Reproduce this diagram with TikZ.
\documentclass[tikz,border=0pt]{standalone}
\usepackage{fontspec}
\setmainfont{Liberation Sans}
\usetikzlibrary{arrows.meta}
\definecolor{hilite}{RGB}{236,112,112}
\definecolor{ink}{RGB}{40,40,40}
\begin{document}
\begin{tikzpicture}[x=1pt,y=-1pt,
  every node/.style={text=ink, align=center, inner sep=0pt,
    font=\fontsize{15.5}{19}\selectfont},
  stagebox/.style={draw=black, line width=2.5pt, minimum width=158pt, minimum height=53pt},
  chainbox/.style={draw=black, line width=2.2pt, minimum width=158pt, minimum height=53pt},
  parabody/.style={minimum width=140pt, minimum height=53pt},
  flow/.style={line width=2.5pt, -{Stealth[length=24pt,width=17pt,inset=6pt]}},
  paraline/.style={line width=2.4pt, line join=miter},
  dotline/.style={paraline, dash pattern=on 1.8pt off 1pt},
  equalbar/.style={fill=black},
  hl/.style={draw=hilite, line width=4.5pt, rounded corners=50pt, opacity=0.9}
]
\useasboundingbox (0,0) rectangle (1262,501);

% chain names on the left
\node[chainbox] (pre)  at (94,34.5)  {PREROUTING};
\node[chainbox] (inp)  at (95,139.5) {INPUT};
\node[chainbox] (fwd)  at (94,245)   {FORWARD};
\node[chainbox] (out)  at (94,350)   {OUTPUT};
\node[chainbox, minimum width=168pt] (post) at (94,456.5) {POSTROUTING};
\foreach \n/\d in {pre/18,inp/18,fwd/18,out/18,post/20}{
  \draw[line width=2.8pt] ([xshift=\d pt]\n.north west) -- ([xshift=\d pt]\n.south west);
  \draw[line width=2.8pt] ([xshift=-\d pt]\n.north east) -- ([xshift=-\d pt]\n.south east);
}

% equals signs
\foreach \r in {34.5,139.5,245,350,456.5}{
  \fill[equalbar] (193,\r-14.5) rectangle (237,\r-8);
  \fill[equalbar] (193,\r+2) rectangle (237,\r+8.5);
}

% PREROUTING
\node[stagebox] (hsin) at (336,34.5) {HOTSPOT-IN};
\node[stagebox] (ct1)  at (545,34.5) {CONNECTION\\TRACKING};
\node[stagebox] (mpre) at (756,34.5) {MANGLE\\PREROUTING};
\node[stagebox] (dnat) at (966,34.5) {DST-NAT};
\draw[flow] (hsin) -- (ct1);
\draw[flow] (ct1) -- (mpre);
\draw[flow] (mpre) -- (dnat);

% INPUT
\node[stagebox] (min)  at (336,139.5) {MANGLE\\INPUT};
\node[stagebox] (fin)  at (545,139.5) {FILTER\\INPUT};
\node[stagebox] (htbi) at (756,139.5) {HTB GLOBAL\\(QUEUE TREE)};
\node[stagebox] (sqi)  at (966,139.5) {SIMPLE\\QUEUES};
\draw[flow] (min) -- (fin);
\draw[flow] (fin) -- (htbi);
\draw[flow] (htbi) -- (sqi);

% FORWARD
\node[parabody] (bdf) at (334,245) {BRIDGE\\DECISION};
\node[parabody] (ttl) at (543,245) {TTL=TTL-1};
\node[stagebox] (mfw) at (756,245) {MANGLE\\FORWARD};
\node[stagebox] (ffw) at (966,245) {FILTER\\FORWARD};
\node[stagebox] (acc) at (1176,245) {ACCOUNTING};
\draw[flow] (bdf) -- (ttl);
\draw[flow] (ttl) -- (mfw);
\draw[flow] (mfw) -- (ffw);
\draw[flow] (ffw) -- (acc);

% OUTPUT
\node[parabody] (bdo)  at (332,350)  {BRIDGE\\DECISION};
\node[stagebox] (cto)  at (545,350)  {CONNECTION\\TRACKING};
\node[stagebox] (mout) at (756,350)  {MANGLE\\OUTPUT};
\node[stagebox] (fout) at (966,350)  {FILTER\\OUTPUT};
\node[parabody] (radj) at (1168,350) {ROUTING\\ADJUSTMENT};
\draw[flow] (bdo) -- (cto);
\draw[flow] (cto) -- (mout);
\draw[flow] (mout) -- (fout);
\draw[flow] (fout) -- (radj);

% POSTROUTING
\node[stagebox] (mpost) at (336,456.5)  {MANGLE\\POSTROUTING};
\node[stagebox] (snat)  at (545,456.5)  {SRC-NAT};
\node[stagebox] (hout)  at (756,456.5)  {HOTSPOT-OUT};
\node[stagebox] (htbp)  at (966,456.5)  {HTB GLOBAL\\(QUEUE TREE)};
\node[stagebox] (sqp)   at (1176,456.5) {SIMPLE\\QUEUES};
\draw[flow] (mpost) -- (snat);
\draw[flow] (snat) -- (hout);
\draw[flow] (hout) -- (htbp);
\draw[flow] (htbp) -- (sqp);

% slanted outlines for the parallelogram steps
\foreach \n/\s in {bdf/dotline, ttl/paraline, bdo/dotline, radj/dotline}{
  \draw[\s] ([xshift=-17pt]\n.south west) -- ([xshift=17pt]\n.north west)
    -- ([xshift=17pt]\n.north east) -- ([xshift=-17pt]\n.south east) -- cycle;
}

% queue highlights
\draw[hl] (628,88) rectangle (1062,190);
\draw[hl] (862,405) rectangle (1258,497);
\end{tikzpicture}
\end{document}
────────────────────────────────────────
Stated goal: Copy every line of the material, please, keeping it exactly the same.

Expected output:
Reproduce this diagram with TikZ.
\documentclass[tikz,border=0pt]{standalone}
\usepackage{fontspec}
\setmainfont{Liberation Sans}
\usetikzlibrary{arrows.meta}
\definecolor{hilite}{RGB}{236,112,112}
\definecolor{ink}{RGB}{40,40,40}
\begin{document}
\begin{tikzpicture}[x=1pt,y=-1pt,
  every node/.style={text=ink, align=center, inner sep=0pt,
    font=\fontsize{15.5}{19}\selectfont},
  stagebox/.style={draw=black, line width=2.5pt, minimum width=158pt, minimum height=53pt},
  chainbox/.style={draw=black, line width=2.2pt, minimum width=158pt, minimum height=53pt},
  parabody/.style={minimum width=140pt, minimum height=53pt},
  flow/.style={line width=2.5pt, -{Stealth[length=24pt,width=17pt,inset=6pt]}},
  paraline/.style={line width=2.4pt, line join=miter},
  dotline/.style={paraline, dash pattern=on 1.8pt off 1pt},
  equalbar/.style={fill=black},
  hl/.style={draw=hilite, line width=4.5pt, rounded corners=50pt, opacity=0.9}
]
\useasboundingbox (0,0) rectangle (1262,501);

% chain names on the left
\node[chainbox] (pre)  at (94,34.5)  {PREROUTING};
\node[chainbox] (inp)  at (95,139.5) {INPUT};
\node[chainbox] (fwd)  at (94,245)   {FORWARD};
\node[chainbox] (out)  at (94,350)   {OUTPUT};
\node[chainbox, minimum width=168pt] (post) at (94,456.5) {POSTROUTING};
\foreach \n/\d in {pre/18,inp/18,fwd/18,out/18,post/20}{
  \draw[line width=2.8pt] ([xshift=\d pt]\n.north west) -- ([xshift=\d pt]\n.south west);
  \draw[line width=2.8pt] ([xshift=-\d pt]\n.north east) -- ([xshift=-\d pt]\n.south east);
}

% equals signs
\foreach \r in {34.5,139.5,245,350,456.5}{
  \fill[equalbar] (193,\r-14.5) rectangle (237,\r-8);
  \fill[equalbar] (193,\r+2) rectangle (237,\r+8.5);
}

% PREROUTING
\node[stagebox] (hsin) at (336,34.5) {HOTSPOT-IN};
\node[stagebox] (ct1)  at (545,34.5) {CONNECTION\\TRACKING};
\node[stagebox] (mpre) at (756,34.5) {MANGLE\\PREROUTING};
\node[stagebox] (dnat) at (966,34.5) {DST-NAT};
\draw[flow] (hsin) -- (ct1);
\draw[flow] (ct1) -- (mpre);
\draw[flow] (mpre) -- (dnat);

% INPUT
\node[stagebox] (min)  at (336,139.5) {MANGLE\\INPUT};
\node[stagebox] (fin)  at (545,139.5) {FILTER\\INPUT};
\node[stagebox] (htbi) at (756,139.5) {HTB GLOBAL\\(QUEUE TREE)};
\node[stagebox] (sqi)  at (966,139.5) {SIMPLE\\QUEUES};
\draw[flow] (min) -- (fin);
\draw[flow] (fin) -- (htbi);
\draw[flow] (htbi) -- (sqi);

% FORWARD
\node[parabody] (bdf) at (334,245) {BRIDGE\\DECISION};
\node[parabody] (ttl) at (543,245) {TTL=TTL-1};
\node[stagebox] (mfw) at (756,245) {MANGLE\\FORWARD};
\node[stagebox] (ffw) at (966,245) {FILTER\\FORWARD};
\node[stagebox] (acc) at (1176,245) {ACCOUNTING};
\draw[flow] (bdf) -- (ttl);
\draw[flow] (ttl) -- (mfw);
\draw[flow] (mfw) -- (ffw);
\draw[flow] (ffw) -- (acc);

% OUTPUT
\node[parabody] (bdo)  at (332,350)  {BRIDGE\\DECISION};
\node[stagebox] (cto)  at (545,350)  {CONNECTION\\TRACKING};
\node[stagebox] (mout) at (756,350)  {MANGLE\\OUTPUT};
\node[stagebox] (fout) at (966,350)  {FILTER\\OUTPUT};
\node[parabody] (radj) at (1168,350) {ROUTING\\ADJUSTMENT};
\draw[flow] (bdo) -- (cto);
\draw[flow] (cto) -- (mout);
\draw[flow] (mout) -- (fout);
\draw[flow] (fout) -- (radj);

% POSTROUTING
\node[stagebox] (mpost) at (336,456.5)  {MANGLE\\POSTROUTING};
\node[stagebox] (snat)  at (545,456.5)  {SRC-NAT};
\node[stagebox] (hout)  at (756,456.5)  {HOTSPOT-OUT};
\node[stagebox] (htbp)  at (966,456.5)  {HTB GLOBAL\\(QUEUE TREE)};
\node[stagebox] (sqp)   at (1176,456.5) {SIMPLE\\QUEUES};
\draw[flow] (mpost) -- (snat);
\draw[flow] (snat) -- (hout);
\draw[flow] (hout) -- (htbp);
\draw[flow] (htbp) -- (sqp);

% slanted outlines for the parallelogram steps
\foreach \n/\s in {bdf/dotline, ttl/paraline, bdo/dotline, radj/dotline}{
  \draw[\s] ([xshift=-17pt]\n.south west) -- ([xshift=17pt]\n.north west)
    -- ([xshift=17pt]\n.north east) -- ([xshift=-17pt]\n.south east) -- cycle;
}

% queue highlights
\draw[hl] (628,88) rectangle (1062,190);
\draw[hl] (862,405) rectangle (1258,497);
\end{tikzpicture}
\end{document}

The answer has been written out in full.